Peut-on faire une donation “de Noël” sans payer d’impôt ?
Oui si vous restez dans un cadre exonéré (présent d’usage proportionné, abattements, don familial 790 G). Au-delà, des droits peuvent s’appliquer.
Combien puis-je donner à mon enfant sans droits ?
Un repère clé est l’abattement 100 000 € par parent et par enfant, auquel peut s’ajouter, sous conditions, le don familial 31 865 € (790 G).
Qu’est-ce que le “rappel fiscal sur 15 ans” ?
Les donations de moins de 15 ans sont prises en compte dans certaines transmissions et pour le calcul des abattements/droits.
Dois-je obligatoirement passer chez le notaire ?

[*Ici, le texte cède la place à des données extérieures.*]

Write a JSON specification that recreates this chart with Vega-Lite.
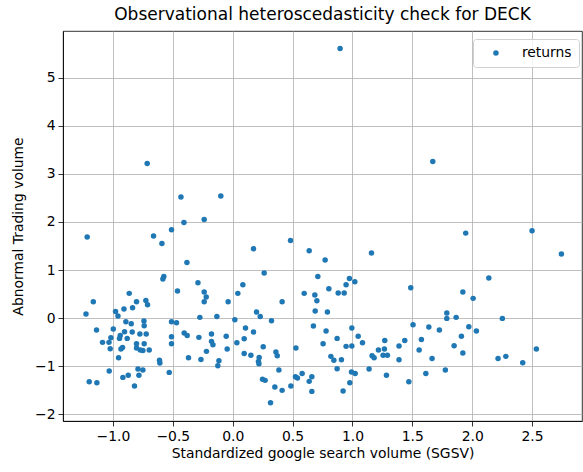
{
  "$schema": "https://vega.github.io/schema/vega-lite/v6.json",
  "autosize": "none",
  "width": 519,
  "height": 390,
  "padding": {"left": 63, "top": 31, "right": 1, "bottom": 51},
  "background": "white",
  "title": {
    "text": "Observational heteroscedasticity check for DECK",
    "font": "DejaVu Sans",
    "fontSize": 17,
    "fontWeight": "normal",
    "color": "black",
    "offset": 7
  },
  "config": {
    "view": {"stroke": "black", "strokeWidth": 0.8},
    "axis": {
      "labelFont": "DejaVu Sans",
      "titleFont": "DejaVu Sans",
      "labelFontSize": 13.9,
      "titleFontSize": 13.9,
      "titleFontWeight": "normal",
      "labelColor": "black",
      "titleColor": "black",
      "domainColor": "black",
      "domainWidth": 0.8,
      "tickColor": "black",
      "tickWidth": 0.8,
      "tickSize": 5,
      "labelPadding": 3,
      "gridColor": "#b0b0b0",
      "gridWidth": 0.8
    }
  },
  "data": {
    "values": [
      {"x": 0.897, "y": 5.607, "series": "returns"},
      {"x": -0.714, "y": 3.216, "series": "returns"},
      {"x": -0.432, "y": 2.516, "series": "returns"},
      {"x": -0.407, "y": 1.99, "series": "returns"},
      {"x": -0.511, "y": 1.838, "series": "returns"},
      {"x": -1.215, "y": 1.684, "series": "returns"},
      {"x": -0.661, "y": 1.705, "series": "returns"},
      {"x": -0.591, "y": 1.553, "series": "returns"},
      {"x": -0.382, "y": 1.158, "series": "returns"},
      {"x": -0.575, "y": 0.867, "series": "returns"},
      {"x": -0.583, "y": 0.811, "series": "returns"},
      {"x": -0.099, "y": 2.537, "series": "returns"},
      {"x": -0.238, "y": 2.052, "series": "returns"},
      {"x": 0.483, "y": 1.615, "series": "returns"},
      {"x": 0.174, "y": 1.442, "series": "returns"},
      {"x": 0.639, "y": 1.4, "series": "returns"},
      {"x": 0.263, "y": 0.936, "series": "returns"},
      {"x": -0.29, "y": 0.735, "series": "returns"},
      {"x": 0.085, "y": 0.694, "series": "returns"},
      {"x": 1.671, "y": 3.258, "series": "returns"},
      {"x": 1.159, "y": 1.352, "series": "returns"},
      {"x": 0.772, "y": 1.206, "series": "returns"},
      {"x": 0.711, "y": 0.867, "series": "returns"},
      {"x": 0.975, "y": 0.825, "series": "returns"},
      {"x": 1.02, "y": 0.757, "series": "returns"},
      {"x": 0.947, "y": 0.694, "series": "returns"},
      {"x": 1.946, "y": 1.767, "series": "returns"},
      {"x": 2.5, "y": 1.817, "series": "returns"},
      {"x": 2.745, "y": 1.331, "series": "returns"},
      {"x": 2.139, "y": 0.832, "series": "returns"},
      {"x": -0.461, "y": 0.561, "series": "returns"},
      {"x": -0.864, "y": 0.514, "series": "returns"},
      {"x": -1.164, "y": 0.341, "series": "returns"},
      {"x": -0.803, "y": 0.341, "series": "returns"},
      {"x": -0.725, "y": 0.368, "series": "returns"},
      {"x": -0.711, "y": 0.279, "series": "returns"},
      {"x": -0.908, "y": 0.187, "series": "returns"},
      {"x": -0.836, "y": 0.216, "series": "returns"},
      {"x": -0.978, "y": 0.139, "series": "returns"},
      {"x": -1.225, "y": 0.083, "series": "returns"},
      {"x": -0.958, "y": 0.042, "series": "returns"},
      {"x": -0.892, "y": -0.075, "series": "returns"},
      {"x": -0.847, "y": -0.117, "series": "returns"},
      {"x": -0.741, "y": -0.062, "series": "returns"},
      {"x": -0.739, "y": -0.158, "series": "returns"},
      {"x": -0.511, "y": -0.075, "series": "returns"},
      {"x": -0.469, "y": -0.096, "series": "returns"},
      {"x": -1.137, "y": -0.249, "series": "returns"},
      {"x": -0.997, "y": -0.229, "series": "returns"},
      {"x": -0.903, "y": -0.283, "series": "returns"},
      {"x": -0.839, "y": -0.291, "series": "returns"},
      {"x": -0.939, "y": -0.36, "series": "returns"},
      {"x": -0.775, "y": -0.333, "series": "returns"},
      {"x": -0.722, "y": -0.333, "series": "returns"},
      {"x": -0.405, "y": -0.312, "series": "returns"},
      {"x": -0.38, "y": -0.36, "series": "returns"},
      {"x": -0.511, "y": -0.387, "series": "returns"},
      {"x": -1.017, "y": -0.408, "series": "returns"},
      {"x": -0.945, "y": -0.422, "series": "returns"},
      {"x": -0.881, "y": -0.422, "series": "returns"},
      {"x": -1.087, "y": -0.505, "series": "returns"},
      {"x": -1.033, "y": -0.505, "series": "returns"},
      {"x": -0.803, "y": -0.532, "series": "returns"},
      {"x": -0.739, "y": -0.532, "series": "returns"},
      {"x": -0.511, "y": -0.532, "series": "returns"},
      {"x": -1.023, "y": -0.636, "series": "returns"},
      {"x": -0.92, "y": -0.609, "series": "returns"},
      {"x": -0.933, "y": -0.644, "series": "returns"},
      {"x": -0.803, "y": -0.624, "series": "returns"},
      {"x": -0.772, "y": -0.665, "series": "returns"},
      {"x": -0.75, "y": -0.672, "series": "returns"},
      {"x": -0.697, "y": -0.665, "series": "returns"},
      {"x": -0.953, "y": -0.823, "series": "returns"},
      {"x": -0.611, "y": -0.879, "series": "returns"},
      {"x": -0.608, "y": -0.936, "series": "returns"},
      {"x": -0.369, "y": -0.823, "series": "returns"},
      {"x": -1.031, "y": -1.102, "series": "returns"},
      {"x": -0.791, "y": -1.06, "series": "returns"},
      {"x": -0.75, "y": -1.081, "series": "returns"},
      {"x": -0.53, "y": -1.129, "series": "returns"},
      {"x": -0.783, "y": -1.191, "series": "returns"},
      {"x": -0.872, "y": -1.191, "series": "returns"},
      {"x": -0.917, "y": -1.233, "series": "returns"},
      {"x": -1.198, "y": -1.323, "series": "returns"},
      {"x": -1.134, "y": -1.344, "series": "returns"},
      {"x": -0.82, "y": -1.413, "series": "returns"},
      {"x": -0.238, "y": 0.541, "series": "returns"},
      {"x": -0.221, "y": 0.437, "series": "returns"},
      {"x": -0.238, "y": 0.341, "series": "returns"},
      {"x": 0.043, "y": 0.514, "series": "returns"},
      {"x": -0.038, "y": 0.341, "series": "returns"},
      {"x": 0.413, "y": 0.341, "series": "returns"},
      {"x": 0.597, "y": 0.514, "series": "returns"},
      {"x": 0.686, "y": 0.478, "series": "returns"},
      {"x": 0.199, "y": 0.125, "series": "returns"},
      {"x": 0.23, "y": 0.035, "series": "returns"},
      {"x": -0.274, "y": 0.015, "series": "returns"},
      {"x": -0.132, "y": 0.035, "series": "returns"},
      {"x": 0.018, "y": -0.033, "series": "returns"},
      {"x": 0.324, "y": -0.054, "series": "returns"},
      {"x": 0.674, "y": -0.166, "series": "returns"},
      {"x": 0.107, "y": -0.208, "series": "returns"},
      {"x": 0.174, "y": -0.291, "series": "returns"},
      {"x": -0.282, "y": -0.401, "series": "returns"},
      {"x": -0.177, "y": -0.333, "series": "returns"},
      {"x": -0.054, "y": -0.38, "series": "returns"},
      {"x": -0.177, "y": -0.484, "series": "returns"},
      {"x": -0.165, "y": -0.553, "series": "returns"},
      {"x": 0.096, "y": -0.428, "series": "returns"},
      {"x": 0.035, "y": -0.512, "series": "returns"},
      {"x": 0.255, "y": -0.595, "series": "returns"},
      {"x": 0.528, "y": -0.624, "series": "returns"},
      {"x": -0.046, "y": -0.644, "series": "returns"},
      {"x": -0.219, "y": -0.692, "series": "returns"},
      {"x": 0.096, "y": -0.734, "series": "returns"},
      {"x": 0.152, "y": -0.775, "series": "returns"},
      {"x": 0.221, "y": -0.817, "series": "returns"},
      {"x": 0.361, "y": -0.707, "series": "returns"},
      {"x": 0.372, "y": -0.782, "series": "returns"},
      {"x": -0.265, "y": -0.859, "series": "returns"},
      {"x": -0.115, "y": -0.886, "series": "returns"},
      {"x": -0.124, "y": -0.99, "series": "returns"},
      {"x": 0.215, "y": -0.9, "series": "returns"},
      {"x": 0.219, "y": -0.948, "series": "returns"},
      {"x": 0.386, "y": -1.081, "series": "returns"},
      {"x": 0.249, "y": -1.274, "series": "returns"},
      {"x": 0.271, "y": -1.295, "series": "returns"},
      {"x": 0.352, "y": -1.434, "series": "returns"},
      {"x": 0.413, "y": -1.503, "series": "returns"},
      {"x": 0.486, "y": -1.413, "series": "returns"},
      {"x": 0.524, "y": -1.218, "series": "returns"},
      {"x": 0.541, "y": -1.247, "series": "returns"},
      {"x": 0.58, "y": -1.15, "series": "returns"},
      {"x": 0.639, "y": -1.316, "series": "returns"},
      {"x": 0.661, "y": -1.218, "series": "returns"},
      {"x": 0.661, "y": -1.524, "series": "returns"},
      {"x": 0.316, "y": -1.759, "series": "returns"},
      {"x": 0.703, "y": 0.362, "series": "returns"},
      {"x": 0.803, "y": 0.611, "series": "returns"},
      {"x": 0.881, "y": 0.52, "series": "returns"},
      {"x": 0.931, "y": 0.52, "series": "returns"},
      {"x": 1.487, "y": 0.632, "series": "returns"},
      {"x": 0.689, "y": 0.146, "series": "returns"},
      {"x": 0.791, "y": 0.125, "series": "returns"},
      {"x": 0.78, "y": -0.27, "series": "returns"},
      {"x": 0.995, "y": -0.208, "series": "returns"},
      {"x": 1.048, "y": -0.38, "series": "returns"},
      {"x": 1.084, "y": -0.512, "series": "returns"},
      {"x": 0.872, "y": -0.422, "series": "returns"},
      {"x": 0.755, "y": -0.532, "series": "returns"},
      {"x": 0.947, "y": -0.588, "series": "returns"},
      {"x": 0.995, "y": -0.582, "series": "returns"},
      {"x": 0.82, "y": -0.796, "series": "returns"},
      {"x": 0.845, "y": -0.879, "series": "returns"},
      {"x": 0.908, "y": -0.865, "series": "returns"},
      {"x": 0.872, "y": -1.052, "series": "returns"},
      {"x": 0.992, "y": -1.123, "series": "returns"},
      {"x": 1.023, "y": -1.15, "series": "returns"},
      {"x": 0.978, "y": -1.343, "series": "returns"},
      {"x": 0.922, "y": -1.518, "series": "returns"},
      {"x": 1.506, "y": -0.137, "series": "returns"},
      {"x": 1.638, "y": -0.187, "series": "returns"},
      {"x": 1.726, "y": -0.249, "series": "returns"},
      {"x": 1.27, "y": -0.464, "series": "returns"},
      {"x": 1.437, "y": -0.464, "series": "returns"},
      {"x": 1.576, "y": -0.443, "series": "returns"},
      {"x": 1.389, "y": -0.582, "series": "returns"},
      {"x": 1.217, "y": -0.665, "series": "returns"},
      {"x": 1.267, "y": -0.644, "series": "returns"},
      {"x": 1.557, "y": -0.665, "series": "returns"},
      {"x": 1.164, "y": -0.782, "series": "returns"},
      {"x": 1.181, "y": -0.823, "series": "returns"},
      {"x": 1.256, "y": -0.775, "series": "returns"},
      {"x": 1.292, "y": -0.775, "series": "returns"},
      {"x": 1.389, "y": -0.865, "series": "returns"},
      {"x": 1.665, "y": -0.838, "series": "returns"},
      {"x": 1.139, "y": -1.06, "series": "returns"},
      {"x": 1.284, "y": -1.191, "series": "returns"},
      {"x": 1.471, "y": -1.323, "series": "returns"},
      {"x": 1.613, "y": -1.15, "series": "returns"},
      {"x": 1.776, "y": -1.081, "series": "returns"},
      {"x": 1.788, "y": 0.104, "series": "returns"},
      {"x": 1.788, "y": -0.006, "series": "returns"},
      {"x": 1.922, "y": 0.541, "series": "returns"},
      {"x": 2.008, "y": 0.41, "series": "returns"},
      {"x": 1.866, "y": 0.015, "series": "returns"},
      {"x": 2.252, "y": -0.006, "series": "returns"},
      {"x": 1.972, "y": -0.179, "series": "returns"},
      {"x": 2.035, "y": -0.27, "series": "returns"},
      {"x": 1.91, "y": -0.38, "series": "returns"},
      {"x": 1.849, "y": -0.574, "series": "returns"},
      {"x": 1.922, "y": -0.728, "series": "returns"},
      {"x": 2.216, "y": -0.838, "series": "returns"},
      {"x": 2.281, "y": -0.796, "series": "returns"},
      {"x": 2.422, "y": -0.927, "series": "returns"},
      {"x": 2.536, "y": -0.644, "series": "returns"}
    ]
  },
  "mark": {"type": "circle", "size": 30, "opacity": 1},
  "encoding": {
    "x": {
      "field": "x",
      "type": "quantitative",
      "title": "Standardized google search volume (SGSV)",
      "scale": {"domain": [-1.417, 2.917], "nice": false, "zero": false},
      "axis": {"values": [-1, -0.5, 0, 0.5, 1, 1.5, 2, 2.5], "format": ".1f", "titlePadding": 4}
    },
    "y": {
      "field": "y",
      "type": "quantitative",
      "title": "Abnormal Trading volume",
      "scale": {"domain": [-2.14, 5.97], "nice": false, "zero": false},
      "axis": {"values": [-2, -1, 0, 1, 2, 3, 4, 5], "format": "d", "titlePadding": 9}
    },
    "color": {
      "field": "series",
      "type": "nominal",
      "scale": {"range": ["#1f77b4"]},
      "legend": {
        "title": null,
        "orient": "none",
        "legendX": 410,
        "legendY": 8,
        "labelFont": "DejaVu Sans",
        "labelFontSize": 13.9,
        "labelColor": "black",
        "symbolType": "circle",
        "symbolSize": 30,
        "symbolOpacity": 1,
        "strokeColor": "#d0d0d0",
        "fillColor": "rgba(255,255,255,0.8)",
        "cornerRadius": 3,
        "padding": 7,
        "symbolOffset": 9,
        "labelOffset": 19
      }
    }
  }
}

Pas toujours (don manuel/don d’argent), mais le notaire est requis pour certains actes (ex. donation-partage). Et il est souvent conseillé dès qu’il y a immobilier, démembrement, ou enjeux d’équité.
Comment déclarer un don d’argent ?
Selon les cas : service en ligne/ formulaire. L’administration précise qu’à partir du 1er janvier 2026, la déclaration en ligne devient obligatoire sauf exceptions. Le formulaire 2735 reste une référence pour certains dons.
Le don familial 31 865 € : quelles conditions d’âge ?
Donateur < 80 ans, bénéficiaire majeur/émancipé au jour du don.
Existe-t-il une exonération spéciale pour aider à acheter un logement ?
Oui, un dispositif temporaire 2025–2026 exonère certains dons d’argent familiaux pour achat neuf/VEFA ou rénovation énergétique, avec plafonds (100 000 € par donateur, 300 000 € total) et délai d’utilisation (6 mois).
Donation simple ou donation-partage : que choisir ?
La donation-partage sert surtout à organiser la répartition et limiter les conflits futurs. La donation simple est plus directe, mais peut laisser des ambiguïtés si plusieurs héritiers sont concernés.